I think Dillard is talking about dedication in this passage. We all go through life with blinders on. Most of us don't think about how our actions may affect our neighbors, town, county, state, country, world, universe. When I throw away a rotten nectarine, I don't think about the people living in landfills in Mexico, struggling to find food. If we did think like this, maybe we would dedicate our lives more toward the work of God. Make every day a sacrifice on an altar.
The problem is that we all make bad choices. Every day. I have someone very close to me who has made a bad choice right now. It's a choice that I think, in the long run, will hurt her quite a bit. But I can't really explain this to her. She's young and headstrong. She doesn't really think much about the future. It's all about the present. I'm more of a long-distance thinker. (That way of thinking has its own pitfalls, as well. It can tend to paralyze me at times, making it hard to make decisions.)
Bad choices are learning opportunities, I know. All of the apostles made bad choices at one time or another. Peter turned his back on Christ. John ran away when the soldiers arrested Him. Judas . . . well, you know. Life isn't so much about the mistakes; it's about what we do with those mistakes, how we move forward.

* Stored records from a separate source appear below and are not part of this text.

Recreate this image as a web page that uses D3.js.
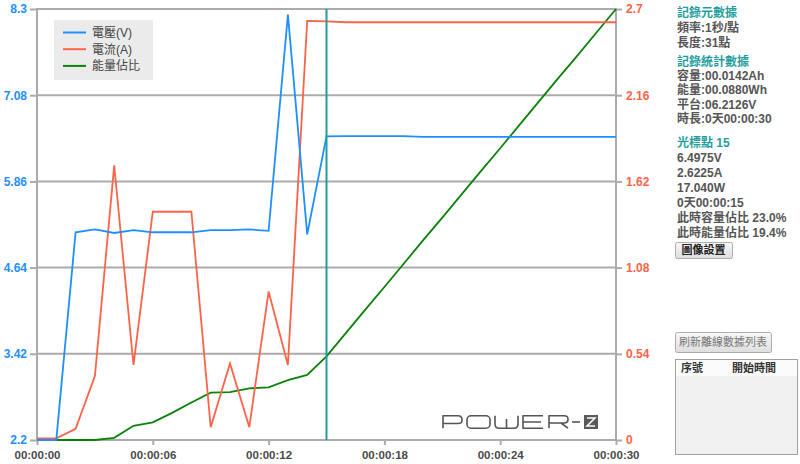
<!DOCTYPE html>
<html><head><meta charset="utf-8">
<script src="https://cdn.jsdelivr.net/npm/d3@7"></script>
<style>
html,body{margin:0;padding:0;background:#fff;}
svg{display:block;}
</style></head>
<body>
<svg id="c" width="800" height="464"></svg>
<script>
const seconds = [0,1,2,3,4,5,6,7,8,9,10,11,12,13,14,15,16,17,18,19,20,21,22,23,24,25,26,27,28,29,30];
const voltage = [2.2,2.2,5.14,5.18,5.13,5.17,5.14,5.14,5.14,5.17,5.17,5.18,5.16,8.22,5.11,6.4975,6.50,6.50,6.50,6.50,6.49,6.49,6.49,6.49,6.49,6.49,6.49,6.49,6.49,6.49,6.49];
const current = [0.01,0.01,0.07,0.40,1.72,0.47,1.43,1.43,1.43,0.08,0.48,0.08,0.93,0.47,2.625,2.6225,2.617,2.617,2.617,2.617,2.617,2.617,2.617,2.617,2.617,2.617,2.617,2.617,2.617,2.617,2.617];
const energyPct = [0,0,0,0,0.5,3.3,4.1,6.3,8.7,11.0,11.1,12.0,12.2,13.9,15.1,19.4,24.8,30.2,35.5,40.9,46.3,51.6,57.0,62.4,67.7,73.1,78.5,83.9,89.2,94.6,100];
const leftTicks = [2.2,3.42,4.64,5.86,7.08,8.3];
const rightTicks = [0,0.54,1.08,1.62,2.16,2.7];
const xTicks = [0,6,12,18,24,30];
const xTickLabels = ["00:00:00","00:00:06","00:00:12","00:00:18","00:00:24","00:00:30"];
const seriesNames = ["電壓(V)","電流(A)","能量佔比"];
const cursorIndex = 15;
const panelMeta = ["頻率:1秒/點","長度:31點"];
const panelStats = ["容量:00.0142Ah","能量:00.0880Wh","平台:06.2126V","時長:0天00:00:30"];
const panelCursor = ["6.4975V","2.6225A","17.040W","0天00:00:15","此時容量佔比 23.0%","此時能量佔比 19.4%"];

const C_BLUE="#1e8fff", C_RED="#ff6347", C_GREEN="#0a820a", C_TEAL="#1f9e9e", C_GRID="#ababab";
const FONT="'Liberation Sans','Noto Sans CJK TC',sans-serif";
const svg = d3.select("#c");
const L=37,R=616,T=9,B=440;
const x = d3.scaleLinear().domain([0,30]).range([L,R]);
const yV = d3.scaleLinear().domain([2.2,8.3]).range([B,T]);
const yA = d3.scaleLinear().domain([0,2.7]).range([B,T]);
const yE = d3.scaleLinear().domain([0,100]).range([B,T]);

// gridlines
svg.append("g").selectAll("line").data(leftTicks).join("line")
  .attr("x1",L).attr("x2",R).attr("y1",d=>yV(d)).attr("y2",d=>yV(d))
  .attr("stroke",C_GRID).attr("stroke-width",2);
// borders
svg.append("line").attr("x1",L).attr("x2",L).attr("y1",T-1).attr("y2",B+1).attr("stroke",C_GRID).attr("stroke-width",2);
svg.append("line").attr("x1",R).attr("x2",R).attr("y1",T-1).attr("y2",B+1).attr("stroke",C_GRID).attr("stroke-width",2);

// axes
const axL = svg.append("g").attr("transform",`translate(${L},0)`)
  .call(d3.axisLeft(yV).tickValues(leftTicks).tickSize(7).tickPadding(3).tickFormat(d=>String(d)));
axL.select(".domain").remove();
axL.selectAll("line").attr("stroke",C_GRID).attr("stroke-width",2);
axL.selectAll("text").attr("fill",C_BLUE).attr("font-family",FONT).attr("font-weight","bold").attr("font-size",12);

const axR = svg.append("g").attr("transform",`translate(${R},0)`)
  .call(d3.axisRight(yA).tickValues(rightTicks).tickSize(6).tickPadding(4).tickFormat(d=>String(d)));
axR.select(".domain").remove();
axR.selectAll("line").attr("stroke",C_GRID).attr("stroke-width",2);
axR.selectAll("text").attr("fill",C_RED).attr("font-family",FONT).attr("font-weight","bold").attr("font-size",12);

const axB = svg.append("g").attr("transform",`translate(0,${B})`)
  .call(d3.axisBottom(x).tickValues(xTicks).tickSize(5).tickPadding(6).tickFormat((d,i)=>xTickLabels[i]));
axB.select(".domain").attr("stroke",C_GRID).attr("stroke-width",2).attr("d",`M${L},0H${R}`);
axB.selectAll("line").attr("stroke",C_GRID).attr("stroke-width",2);
axB.selectAll("text").attr("fill","#4a4a4a").attr("font-family",FONT).attr("font-weight","bold").attr("font-size",11.5);

// logo (POWER-Z wordmark drawn as strokes)
const logo = svg.append("g").attr("fill","none").attr("stroke","#555").attr("stroke-width",1.6).attr("stroke-linejoin","round");
const t0=415.8, b0=428.2;
logo.append("path").attr("d",`M443,${b0}V${t0}H458Q462,${t0} 462,419.5V420.5Q462,423.5 458,423.5H443`);
logo.append("rect").attr("x",467).attr("y",t0).attr("width",23).attr("height",b0-t0).attr("rx",4);
logo.append("path").attr("d",`M495,${t0}V424Q495,${b0} 499,${b0}H514Q518,${b0} 518,424V${t0}M506.5,419V${b0}`);
logo.append("path").attr("d",`M543,${t0}H523V${b0}H543M523,422H541`);
logo.append("path").attr("d",`M549,${b0}V${t0}H564Q568,${t0} 568,419V419.5Q568,423 564,423H549M561,423L568,${b0}`);
logo.append("path").attr("d","M572,422H580");
svg.append("rect").attr("x",584).attr("y",415).attr("width",14).attr("height",14).attr("fill","#5a5a5a");
svg.append("path").attr("d","M587,418H595L587,426H595").attr("fill","none").attr("stroke","#fff").attr("stroke-width",1.5);

// lines
const pts = (arr,ys)=>seconds.map((s,i)=>[x(s),ys(arr[i])]);
const line = d3.line();
svg.append("path").attr("d",line(pts(energyPct,yE))).attr("fill","none").attr("stroke",C_GREEN).attr("stroke-width",1.8);
svg.append("path").attr("d",line(pts(current,yA))).attr("fill","none").attr("stroke",C_RED).attr("stroke-width",1.8);
svg.append("path").attr("d",line(pts(voltage,yV))).attr("fill","none").attr("stroke",C_BLUE).attr("stroke-width",1.8);

// cursor
svg.append("line").attr("x1",x(seconds[cursorIndex])).attr("x2",x(seconds[cursorIndex]))
  .attr("y1",T).attr("y2",B).attr("stroke",C_TEAL).attr("stroke-width",2);

// legend
const lg = svg.append("g");
lg.append("rect").attr("x",54).attr("y",20).attr("width",99).attr("height",60).attr("fill","#ebebeb");
const lcol=[C_BLUE,C_RED,C_GREEN];
seriesNames.forEach((n,i)=>{
  const yy=32.5+i*16.7;
  lg.append("line").attr("x1",63).attr("x2",86).attr("y1",yy).attr("y2",yy).attr("stroke",lcol[i]).attr("stroke-width",2);
  lg.append("text").attr("x",92).attr("y",yy+4.5).text(n).attr("font-family",FONT).attr("font-size",12).attr("fill","#444");
});

// right panel
const P = svg.append("g").attr("font-family",FONT).attr("font-size",12).attr("font-weight","bold");
const txt=(t,xx,yy,col)=>P.append("text").attr("x",xx).attr("y",yy).attr("dy","0.35em").text(t).attr("fill",col);
txt("記錄元數據",677,13,C_TEAL);
panelMeta.forEach((t,i)=>txt(t,677,28+i*14.5,"#555"));
txt("記錄統計數據",677,62,C_TEAL);
panelStats.forEach((t,i)=>txt(t,677,75.5+i*14.5,"#555"));
txt("光標點 15",677,143,C_TEAL);
panelCursor.forEach((t,i)=>txt(t,677,158+i*15,"#555"));

// buttons
const btn=(x0,y0,w,h,label,col,weight)=>{
  const g=svg.append("g");
  const grad=`g${x0}${y0}`;
  const lgd=svg.append("defs").append("linearGradient").attr("id",grad).attr("x1",0).attr("x2",0).attr("y1",0).attr("y2",1);
  lgd.append("stop").attr("offset","0").attr("stop-color","#f8f8f8");
  lgd.append("stop").attr("offset","1").attr("stop-color","#dedede");
  g.append("rect").attr("x",x0+0.5).attr("y",y0+0.5).attr("width",w).attr("height",h).attr("rx",2)
   .attr("fill",`url(#${grad})`).attr("stroke","#adadad");
  g.append("text").attr("x",x0+w/2).attr("y",y0+h/2+0.5).attr("dy","0.35em").attr("text-anchor","middle")
   .text(label).attr("font-family",FONT).attr("font-size",11).attr("font-weight",weight).attr("fill",col);
};
btn(675,242,57,16,"圖像設置","#222","bold");
btn(675,332,96,20,"刷新離線數據列表","#777","normal");

// table
svg.append("rect").attr("x",675.5).attr("y",359.5).attr("width",122).attr("height",95).attr("fill","#f0f0f0").attr("stroke","#a0a0a0");
svg.append("rect").attr("x",676).attr("y",360).attr("width",121).attr("height",16).attr("fill","#fbfbfb");
svg.append("text").attr("x",681).attr("y",368).attr("dy","0.35em").text("序號").attr("font-family",FONT).attr("font-size",11).attr("font-weight","bold").attr("fill","#333");
svg.append("text").attr("x",732).attr("y",368).attr("dy","0.35em").text("開始時間").attr("font-family",FONT).attr("font-size",11).attr("font-weight","bold").attr("fill","#333");
</script>
</body></html>
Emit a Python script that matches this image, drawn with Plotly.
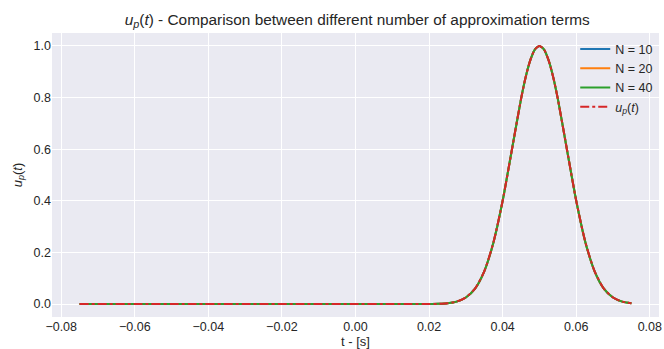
import plotly.graph_objects as go

# time samples (s)
t = [-0.075, -0.06, -0.045, -0.03, -0.015, 0.0, 0.01, 0.015, 0.02, 0.0225, 0.025,
     0.0275, 0.03, 0.0325, 0.035, 0.0375, 0.04, 0.0425, 0.045, 0.04625, 0.0475,
     0.04875, 0.05, 0.05125, 0.0525, 0.05375, 0.055, 0.0575, 0.06, 0.0625, 0.065,
     0.0675, 0.07, 0.0725, 0.075]

u_exact = [0.0, 0.0, 0.0, 0.0, 0.0, 0.0, 0.0, 0.0, 0.0003, 0.001, 0.0032,
           0.0096, 0.0255, 0.060, 0.127, 0.239, 0.400, 0.597, 0.795, 0.879, 0.944,
           0.986, 1.0, 0.986, 0.944, 0.879, 0.795, 0.597, 0.400, 0.239, 0.127,
           0.060, 0.0255, 0.0096, 0.0032]
u_n10 = list(u_exact)
u_n20 = list(u_exact)
u_n40 = list(u_exact)

x_ticks = [-0.08, -0.06, -0.04, -0.02, 0.0, 0.02, 0.04, 0.06, 0.08]
y_ticks = [0.0, 0.2, 0.4, 0.6, 0.8, 1.0]

FONT = "Liberation Sans, Arial, sans-serif"
TXT = "#262626"

fig = go.Figure()
for name, ys, col in [("N = 10", u_n10, "#1f77b4"), ("N = 20", u_n20, "#ff7f0e"),
                      ("N = 40", u_n40, "#2ca02c")]:
    fig.add_trace(go.Scatter(x=t, y=ys, mode="lines", name=name,
                             line=dict(color=col, width=2, shape="spline", smoothing=0.6)))
fig.add_trace(go.Scatter(x=t, y=u_exact, mode="lines",
                         name="<i>u<sub>p</sub></i>(<i>t</i>)",
                         line=dict(color="#d62728", width=2, dash="dashdot",
                                   shape="spline", smoothing=0.6)))

fig.update_layout(
    width=664, height=349,
    margin=dict(l=52, r=2, t=33, b=32),
    paper_bgcolor="white", plot_bgcolor="#EAEAF2",
    font=dict(family=FONT, size=12, color=TXT),
    title=dict(text="<i>u<sub>p</sub></i>(<i>t</i>) - Comparison between different number of approximation terms",
               x=0.538, xanchor="center", y=0.945, yanchor="middle",
               font=dict(size=15.4, color=TXT)),
    showlegend=True,
    legend=dict(x=0.862, y=0.995, xanchor="left", yanchor="top",
                bgcolor="rgba(0,0,0,0)", font=dict(size=12.5, color=TXT),
                tracegroupgap=0, itemwidth=30),
)
fig.update_xaxes(range=[-0.0825, 0.0825], tickvals=x_ticks, tickformat=".2f",
                 ticklabeloverflow="allow",
                 showgrid=True, gridcolor="white", gridwidth=1, zeroline=False,
                 showline=False, ticks="", tickfont=dict(size=12.5),
                 title=dict(text="t - [s]", standoff=4, font=dict(size=13)))
fig.update_yaxes(range=[-0.05, 1.05], tickvals=y_ticks, tickformat=".1f",
                 showgrid=True, gridcolor="white", gridwidth=1, zeroline=False,
                 showline=False, ticks="", tickfont=dict(size=12.5),
                 title=dict(text="<i>u<sub>p</sub></i>(<i>t</i>)", standoff=8, font=dict(size=13)))

fig.write_html("out.html")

As I said in an earlier post this week, I try to remember that I am the Christ in people's lives. That's my job as a Christian. That should be my goal, my dedication. To sacrifice my life for the sake of others. That's what Jesus did. Ideally, it's what we all should do. The world would be a much better place if everyone thought and acted like this. We don't, however. I don't, for sure, because I'm human. And selfish. And flawed. Just like the young person in my life.
We all make mistakes. That's the story of humanity. Yet, we can all change. Change our minds. Our lives. The world. Make sacrifices. Walk on our ways.
Saint Marty will try to remember this today. And tomorrow. And the next day.